After several months of back-and-forth song discussions between Gahan and Machin, the two put together a 10-piece band, largely consisting of musicians they’d played with on previous Soulsavers tours, and decamped to Rick Rubin’s Shangri-La studio in Malibu. The decision to record there made sense for reasons both practical and spiritual. Spiritual, because the gold standard for the type of album Gahan wanted to make was Rubin’s “American Recordings” sessions with Johnny Cash, during which the Man in Black notably covered Depeche Mode’s “Personal Jesus.” And practical, because “we needed a studio that was large enough to record a live band, and was very versed in recording live music. So Rick’s place came up for obvious reasons,” Gahan says.
“Shangri-La was available for most of November, so we used the whole place. We had amp lines running everywhere, little amplifiers and guitars and Wurlitzers and Rhodes everywhere. Singers all over the house. And we took over for just shy of four weeks. It was very important to Rich and I that we were going to track a song a day.”

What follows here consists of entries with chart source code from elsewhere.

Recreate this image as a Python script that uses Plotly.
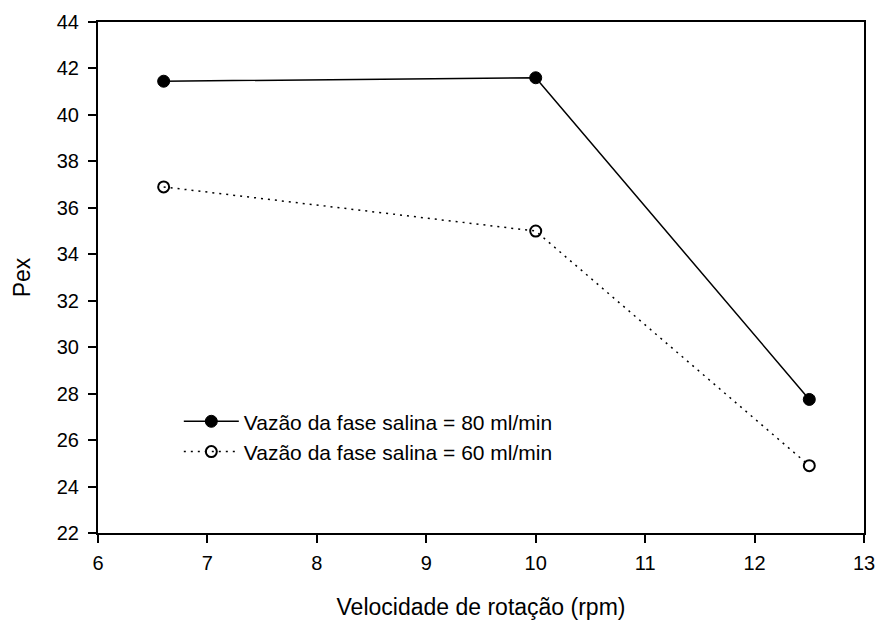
import plotly.graph_objects as go

x_vals = [6.6, 10, 12.5]
pex_80 = [41.45, 41.6, 27.75]
pex_60 = [36.9, 35.0, 24.9]
name_80 = "Vazão da fase salina = 80 ml/min"
name_60 = "Vazão da fase salina = 60 ml/min"
x_ticks = [6, 7, 8, 9, 10, 11, 12, 13]
y_ticks = [22, 24, 26, 28, 30, 32, 34, 36, 38, 40, 42, 44]

FONT = "Liberation Sans, Arial, sans-serif"

fig = go.Figure()
fig.add_trace(go.Scatter(
    x=x_vals, y=pex_80, name=name_80, mode="lines+markers",
    line=dict(color="black", width=1.5),
    marker=dict(symbol="circle", size=12, color="black", line=dict(color="black", width=1)),
))
fig.add_trace(go.Scatter(
    x=x_vals, y=pex_60, name=name_60, mode="lines+markers",
    line=dict(color="black", width=1.5, dash="2px,5px"),
    marker=dict(symbol="circle-open", size=11, color="black", line=dict(color="black", width=2)),
))

axis_common = dict(
    showgrid=False, zeroline=False, showline=True, linecolor="black", linewidth=2,
    mirror=True, ticks="outside", ticklen=8, tickwidth=2, tickcolor="black",
    automargin=False,
    tickfont=dict(family=FONT, size=20, color="black"),
)
fig.update_xaxes(range=[6, 13], tickvals=x_ticks, ticklabelstandoff=3, **axis_common,
                 title=dict(text="Velocidade de rotação (rpm)", standoff=35,
                            font=dict(family=FONT, size=23, color="black")))
fig.update_yaxes(range=[22, 44], tickvals=y_ticks, ticklabelstandoff=5, **axis_common,
                 title=dict(text="Pex", standoff=20,
                            font=dict(family=FONT, size=23, color="black")))

fig.update_layout(
    width=877, height=620,
    margin=dict(l=98, r=13, t=22, b=87),
    plot_bgcolor="white", paper_bgcolor="white",
    font=dict(family=FONT, color="black"),
    legend=dict(x=0.1055, y=0.258, xanchor="left", yanchor="top",
                bgcolor="rgba(0,0,0,0)", font=dict(family=FONT, size=21, color="black"),
                itemwidth=55, tracegroupgap=0),
    showlegend=True,
)
fig.write_html(
    "out.html",
    config={"displayModeBar": False},
    post_script="document.body.style.margin='0';document.body.style.overflow='hidden';",
)
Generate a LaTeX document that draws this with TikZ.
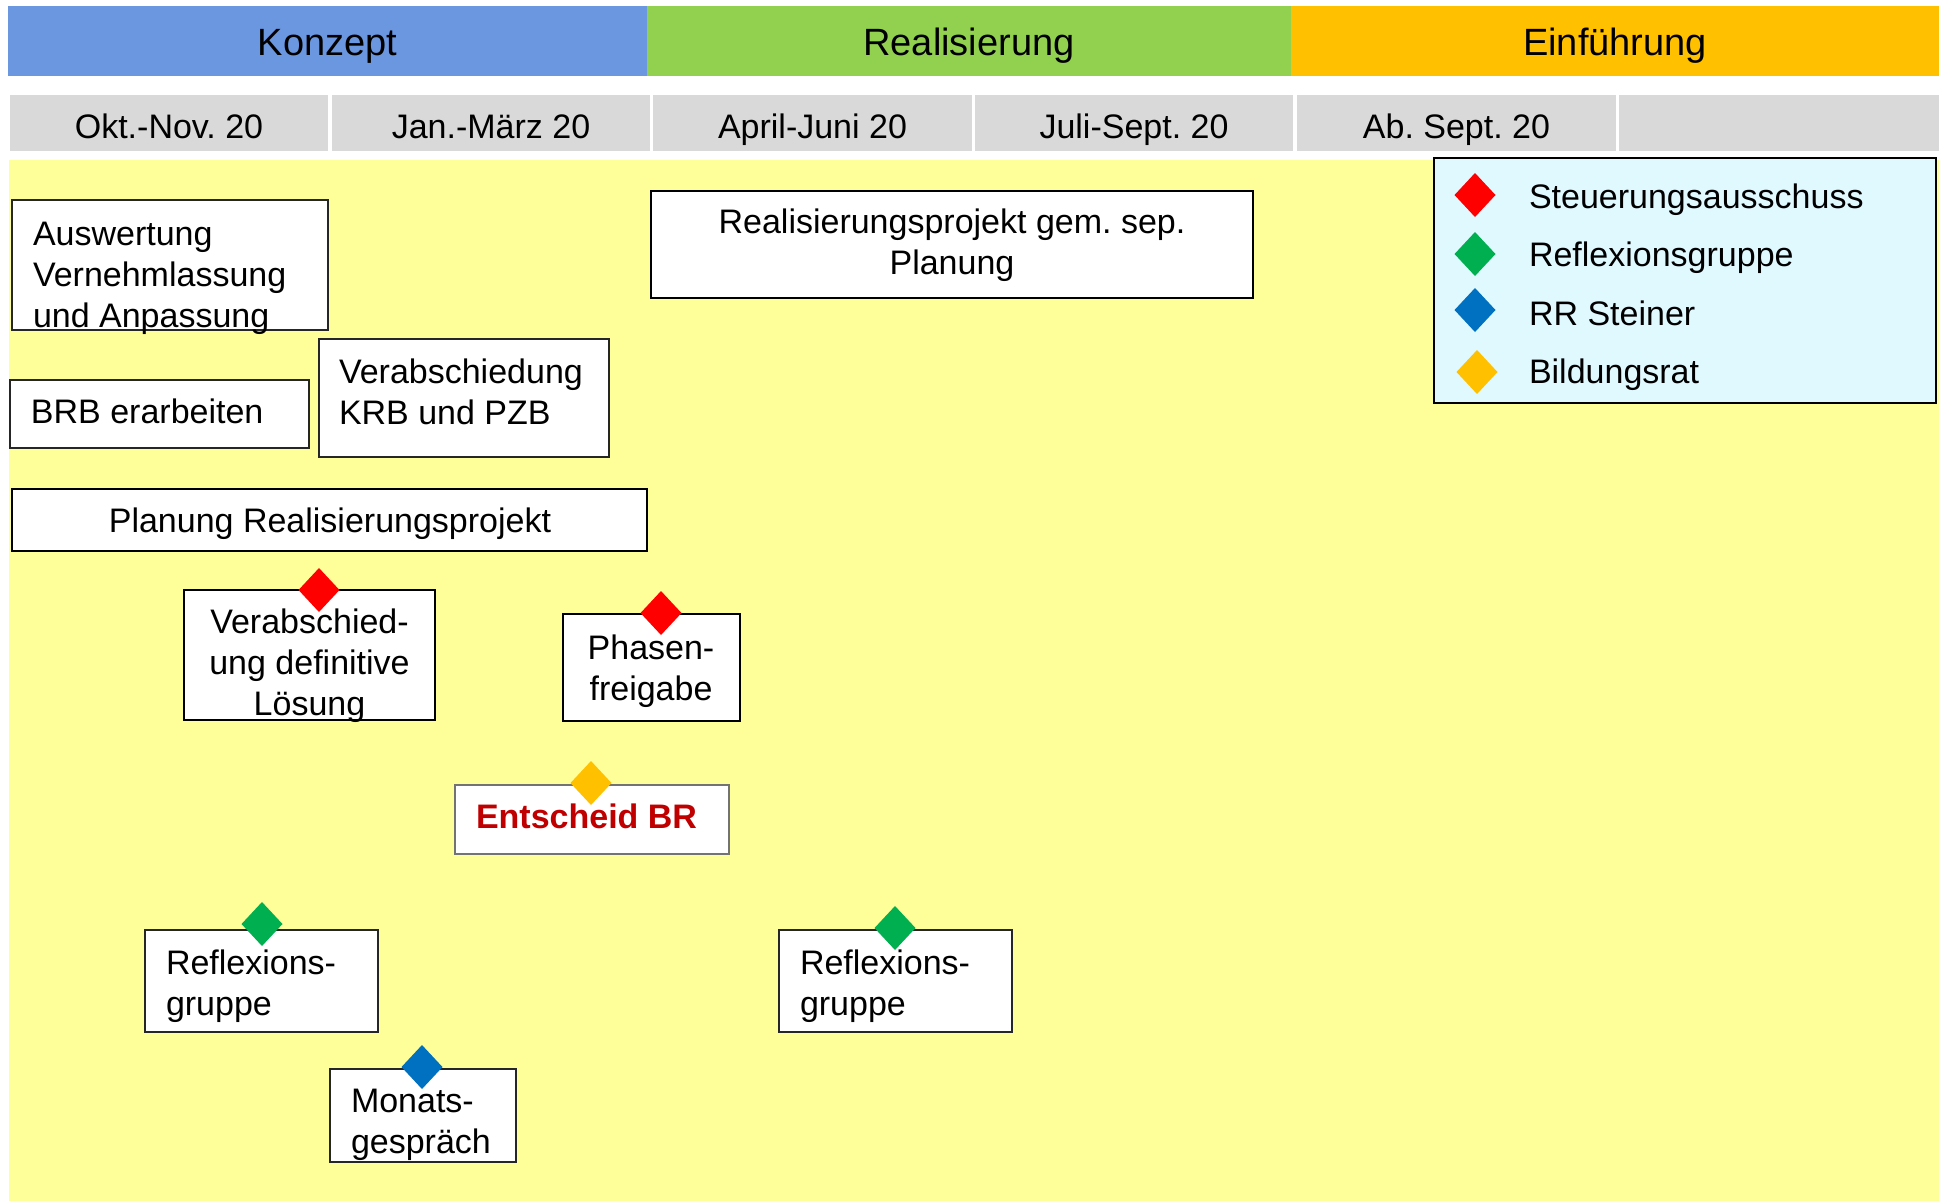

Gahan would, of course, eventually begin writing his own songs for Depeche Mode in the mid-‘90s. But his experiences as a pure singer from the band’s early days proved invaluable as he workshopped songs for “Imposter” back at his home in New York.
“once I’d been singing [these songs] for a couple of months, there was some point in there where I stopped thinking about the originals, and realized I was just singing, the song was just in me,” Gahan says. “Much in the same way, to be honest, that I approached singing Martin’s songs in the band for years. When Martin sends me a song, I have to get to the point with it where I’m singing it in my own way, in my own phrasing, my own timing, and in my own key.”
“Imposter” might seem like a cheeky title for an album of covers, but it has a more personal connotation for Gahan, who says the process of reinterpreting sometimes canonical material until it felt like his own proved cathartic in light of his own bouts with imposter syndrome.
“I’ve been performing on stages for many, many years in front of people, and there have been many times when it’s not entirely comfortable, and when I do feel like an imposter,” he says. “And when I’ve seen [those performances] back, it shows to me, I see through all the stuff. So as a singer and a performer, I’m always trying to get to the point where I no longer care what you think, I’m just singing a song. It’s a feeling that’s fleeting in the day-to-day, but when I’m truly in a song, there’s an intimacy that I reveal to myself somehow that, more times than not, I can’t access. I think this is true of many performers. Performing has always been a huge part of my life, but there are often times when I’m questioning it. Is that really me? Is that what I am? Is that what I do? Or is this some sort of disguise? But a song? I can live in a song.
“Frank Sinatra, for example, and Elvis Presley always sang other people’s songs, but I never questioned that, because I’m living in that place with the singer. And that’s always the magical place that you try to get to. For some people it’s maybe a lot easier than others. With Sinatra it seemed effortless — he’d show up in the studio for a week with a bottle of Jack Daniels and a full orchestra there waiting for him, and he would just sing. I get a feeling it was similar for Elvis. But there’s others, like the Nick Caves or the Johnny Cashes or the Nina Simones, where there’s something in them where you feel that this song is truly where they live. And I would hear that in Bowie too. I grew up with Bowie, and he was my guide in life. And most of the time he’d be singing about something otherworldly that didn’t exist, but wherever he was was where I wanted to be.”